Research in Globalization (Dec 2024)
Natural resource use, industrialization and climate change in Africa: Blueprints for sustainable regional development
Abstract
Climate crisis continue to animate environmental policy debate and remains a fundamental global concern. While natural resources use and industrialization are main drivers of climate change especially in developing countries like Africa, previous empirical studies have failed to analyze the simultaneous effect of both on climate change. To close this gap, the current study investigates the relationship between natural resources use, industrialization and climate change in Africa. Specifically, this study analyzes the effect of natural resources rents and value added in manufacturing on carbon dioxide emissions. Addressing these issues is important, as the implications of natural resources extraction and industrial development on environmental sustainability cannot be underestimated.
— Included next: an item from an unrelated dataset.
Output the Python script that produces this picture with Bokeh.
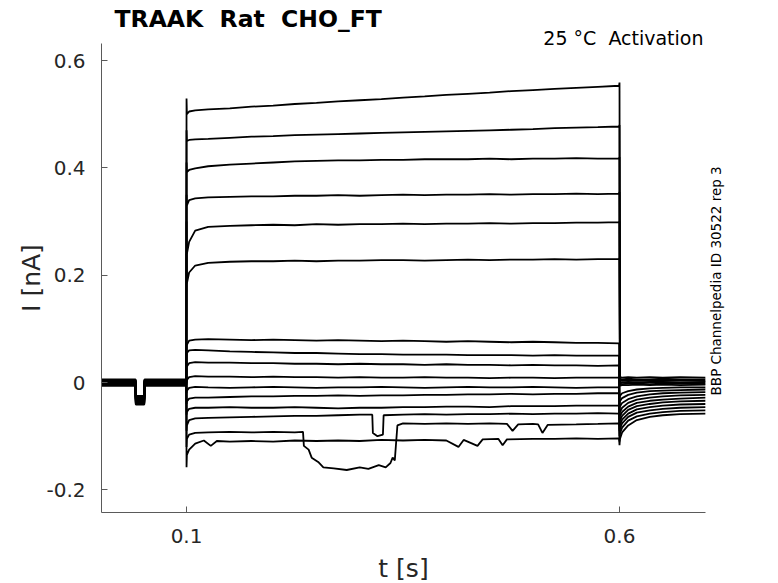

This paper is very relevant because of the limited research on comprehensive frameworks that integrate natural resources use with industrialization policies specific to Africa. Using data from 2005 to 2022 for 45 African countries obtained from the African Infrastructural and World Bank databases, and employing the Cross-Sectional Feasible Generalized Least Squares, Driscoll-Kraay effects, Dynamic Driscoll-Kraay effects and Panel Quantile on Quantile regression techniques, the empirical findings revealed that natural resources rents and industrialization adversely contribute to climate change in Africa. Quantitative results show that a 1% increase in natural resource rents increased carbon dioxide emissions by 0.000103% for both Feasible Generalized Least Squares and Driscoll-Kraay estimates and by 0.00813% for the Dynamic Driscoll-Kraay estimates. Furthermore, a 1% increase in value added in manufacturing led to a 0.377% increase in carbon dioxide emissions for both Feasible Generalized Least Squares and Driscoll-Kraay estimates and a 0.157% increase for Dynamic Driscoll-Kraay estimates. The result also shows that the effect of natural resource extraction and industrialization on climate change become negative at both the 25% quantile and 50% quantile. However, this turning point becomes nullified at the 75% and at 90% quantiles. Africa should adopt a green path to natural resource use and industrialization.